> [ENTRIES SHOWN]:
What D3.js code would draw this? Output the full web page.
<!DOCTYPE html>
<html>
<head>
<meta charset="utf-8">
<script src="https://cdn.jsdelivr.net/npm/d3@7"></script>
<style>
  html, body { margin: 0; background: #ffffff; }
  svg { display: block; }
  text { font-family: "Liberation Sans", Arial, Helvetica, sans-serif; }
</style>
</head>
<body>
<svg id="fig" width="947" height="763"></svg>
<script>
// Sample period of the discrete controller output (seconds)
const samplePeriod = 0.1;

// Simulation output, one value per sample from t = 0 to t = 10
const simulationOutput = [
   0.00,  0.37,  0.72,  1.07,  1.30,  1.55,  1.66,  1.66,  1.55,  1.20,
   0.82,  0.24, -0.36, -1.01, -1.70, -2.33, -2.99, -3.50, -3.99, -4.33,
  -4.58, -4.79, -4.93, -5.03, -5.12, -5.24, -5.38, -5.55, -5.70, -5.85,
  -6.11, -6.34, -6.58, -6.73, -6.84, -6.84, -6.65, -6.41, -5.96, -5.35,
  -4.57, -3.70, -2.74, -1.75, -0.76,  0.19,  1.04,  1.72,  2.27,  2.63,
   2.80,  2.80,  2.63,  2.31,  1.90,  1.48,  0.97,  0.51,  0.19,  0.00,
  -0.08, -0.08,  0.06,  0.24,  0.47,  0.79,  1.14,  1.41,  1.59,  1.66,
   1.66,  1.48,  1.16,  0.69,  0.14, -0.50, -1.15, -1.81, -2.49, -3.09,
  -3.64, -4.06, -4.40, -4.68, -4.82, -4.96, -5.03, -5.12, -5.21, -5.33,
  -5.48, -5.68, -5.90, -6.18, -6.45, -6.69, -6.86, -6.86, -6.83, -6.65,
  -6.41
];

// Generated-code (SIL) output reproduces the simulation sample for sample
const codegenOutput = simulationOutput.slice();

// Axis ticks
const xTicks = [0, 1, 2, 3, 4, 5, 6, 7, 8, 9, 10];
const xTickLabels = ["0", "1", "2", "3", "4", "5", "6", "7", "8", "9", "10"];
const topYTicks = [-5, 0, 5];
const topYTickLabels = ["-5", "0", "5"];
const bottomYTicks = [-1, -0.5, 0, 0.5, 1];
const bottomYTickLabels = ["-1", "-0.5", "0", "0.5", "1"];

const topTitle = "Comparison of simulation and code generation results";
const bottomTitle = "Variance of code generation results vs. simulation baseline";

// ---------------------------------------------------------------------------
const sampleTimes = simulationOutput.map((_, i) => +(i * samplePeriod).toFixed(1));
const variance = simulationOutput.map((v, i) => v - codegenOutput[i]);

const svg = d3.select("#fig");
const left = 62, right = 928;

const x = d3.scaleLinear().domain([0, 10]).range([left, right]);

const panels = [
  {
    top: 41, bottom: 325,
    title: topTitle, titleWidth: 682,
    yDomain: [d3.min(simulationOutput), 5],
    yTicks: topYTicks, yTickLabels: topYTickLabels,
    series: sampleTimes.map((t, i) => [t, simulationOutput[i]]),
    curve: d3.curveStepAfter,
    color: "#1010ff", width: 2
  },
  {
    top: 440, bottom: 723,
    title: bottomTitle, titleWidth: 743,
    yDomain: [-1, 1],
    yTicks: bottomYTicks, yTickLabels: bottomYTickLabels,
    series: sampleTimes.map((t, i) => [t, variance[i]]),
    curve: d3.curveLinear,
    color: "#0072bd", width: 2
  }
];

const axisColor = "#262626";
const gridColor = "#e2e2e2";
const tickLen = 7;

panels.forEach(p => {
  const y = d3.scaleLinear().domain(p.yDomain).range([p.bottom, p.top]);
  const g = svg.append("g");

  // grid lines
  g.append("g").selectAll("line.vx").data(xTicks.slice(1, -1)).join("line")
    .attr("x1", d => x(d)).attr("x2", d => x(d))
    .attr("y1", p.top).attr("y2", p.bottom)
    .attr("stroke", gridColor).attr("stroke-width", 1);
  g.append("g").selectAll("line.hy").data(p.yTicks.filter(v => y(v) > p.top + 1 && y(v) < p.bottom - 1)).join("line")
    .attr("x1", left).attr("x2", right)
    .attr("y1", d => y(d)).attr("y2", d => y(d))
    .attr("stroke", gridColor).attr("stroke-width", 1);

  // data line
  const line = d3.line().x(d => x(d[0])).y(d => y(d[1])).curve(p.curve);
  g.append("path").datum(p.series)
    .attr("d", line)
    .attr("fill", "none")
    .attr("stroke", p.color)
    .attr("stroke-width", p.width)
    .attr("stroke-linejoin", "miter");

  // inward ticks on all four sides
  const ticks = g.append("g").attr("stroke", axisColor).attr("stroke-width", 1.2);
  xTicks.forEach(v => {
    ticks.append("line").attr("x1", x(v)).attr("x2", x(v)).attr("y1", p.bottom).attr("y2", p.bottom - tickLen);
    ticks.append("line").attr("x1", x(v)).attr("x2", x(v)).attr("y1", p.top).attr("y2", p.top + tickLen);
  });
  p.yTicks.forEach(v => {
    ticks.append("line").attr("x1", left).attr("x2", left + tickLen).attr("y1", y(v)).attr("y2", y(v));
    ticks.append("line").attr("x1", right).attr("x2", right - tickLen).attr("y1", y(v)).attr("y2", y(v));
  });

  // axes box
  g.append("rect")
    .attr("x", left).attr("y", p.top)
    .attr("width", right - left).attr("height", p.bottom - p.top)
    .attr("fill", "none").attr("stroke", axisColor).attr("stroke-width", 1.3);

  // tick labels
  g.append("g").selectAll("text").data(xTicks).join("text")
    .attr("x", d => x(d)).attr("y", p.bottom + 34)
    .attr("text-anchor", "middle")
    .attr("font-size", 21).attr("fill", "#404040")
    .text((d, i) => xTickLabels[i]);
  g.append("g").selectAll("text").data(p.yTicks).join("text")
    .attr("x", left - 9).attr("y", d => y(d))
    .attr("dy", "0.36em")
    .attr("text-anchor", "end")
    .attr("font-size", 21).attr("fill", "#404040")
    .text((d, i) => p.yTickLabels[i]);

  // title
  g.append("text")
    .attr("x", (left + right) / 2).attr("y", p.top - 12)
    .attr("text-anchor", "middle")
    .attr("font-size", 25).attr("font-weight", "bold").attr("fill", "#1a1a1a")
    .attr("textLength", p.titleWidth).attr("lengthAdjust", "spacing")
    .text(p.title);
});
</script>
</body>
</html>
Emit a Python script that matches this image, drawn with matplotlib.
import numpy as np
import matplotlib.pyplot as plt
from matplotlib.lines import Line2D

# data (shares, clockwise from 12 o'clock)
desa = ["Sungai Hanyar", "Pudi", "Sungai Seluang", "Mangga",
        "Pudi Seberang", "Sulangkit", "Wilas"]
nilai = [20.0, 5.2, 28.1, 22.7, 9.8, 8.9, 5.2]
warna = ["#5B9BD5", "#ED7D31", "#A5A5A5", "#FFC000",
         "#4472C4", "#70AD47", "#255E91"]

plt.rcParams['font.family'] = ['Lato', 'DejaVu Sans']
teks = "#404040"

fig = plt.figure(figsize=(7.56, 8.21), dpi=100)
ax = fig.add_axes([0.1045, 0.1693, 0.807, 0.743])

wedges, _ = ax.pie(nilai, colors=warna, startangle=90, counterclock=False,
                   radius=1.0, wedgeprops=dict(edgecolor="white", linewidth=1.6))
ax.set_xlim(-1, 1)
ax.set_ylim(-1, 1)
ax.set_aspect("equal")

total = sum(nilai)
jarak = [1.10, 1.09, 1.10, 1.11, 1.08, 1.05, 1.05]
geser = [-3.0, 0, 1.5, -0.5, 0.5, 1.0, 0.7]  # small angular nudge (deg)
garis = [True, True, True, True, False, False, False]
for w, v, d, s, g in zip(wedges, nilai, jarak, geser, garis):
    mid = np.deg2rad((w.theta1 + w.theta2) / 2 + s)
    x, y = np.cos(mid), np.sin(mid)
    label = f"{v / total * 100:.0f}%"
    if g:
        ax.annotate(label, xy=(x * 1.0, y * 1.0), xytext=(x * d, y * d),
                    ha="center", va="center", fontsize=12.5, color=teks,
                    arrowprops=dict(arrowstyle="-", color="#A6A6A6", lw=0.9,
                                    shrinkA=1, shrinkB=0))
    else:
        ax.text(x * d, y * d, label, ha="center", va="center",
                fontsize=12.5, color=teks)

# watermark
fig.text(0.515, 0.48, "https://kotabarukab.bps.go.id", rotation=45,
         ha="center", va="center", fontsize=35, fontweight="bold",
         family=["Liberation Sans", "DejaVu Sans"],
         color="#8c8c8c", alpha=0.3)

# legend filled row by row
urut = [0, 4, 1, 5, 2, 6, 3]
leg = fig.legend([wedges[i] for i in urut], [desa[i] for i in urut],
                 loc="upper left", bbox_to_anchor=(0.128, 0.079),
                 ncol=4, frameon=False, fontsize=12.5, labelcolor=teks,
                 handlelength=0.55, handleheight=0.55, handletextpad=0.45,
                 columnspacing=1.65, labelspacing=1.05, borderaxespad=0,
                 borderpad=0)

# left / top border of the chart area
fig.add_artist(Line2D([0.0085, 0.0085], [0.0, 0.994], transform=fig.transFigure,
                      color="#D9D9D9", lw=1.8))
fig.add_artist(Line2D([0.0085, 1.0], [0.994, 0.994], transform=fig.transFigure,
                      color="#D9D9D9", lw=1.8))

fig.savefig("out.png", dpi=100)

> [GOAL OF THE EXERCISE]: Word for word, reproduce the listing above from its start up to and including the line that has "const samplePeriod = 0.1;". Give only those lines.

> [RESPONSE TO THE EXERCISE]:
What D3.js code would draw this? Output the full web page.
<!DOCTYPE html>
<html>
<head>
<meta charset="utf-8">
<script src="https://cdn.jsdelivr.net/npm/d3@7"></script>
<style>
  html, body { margin: 0; background: #ffffff; }
  svg { display: block; }
  text { font-family: "Liberation Sans", Arial, Helvetica, sans-serif; }
</style>
</head>
<body>
<svg id="fig" width="947" height="763"></svg>
<script>
// Sample period of the discrete controller output (seconds)
const samplePeriod = 0.1;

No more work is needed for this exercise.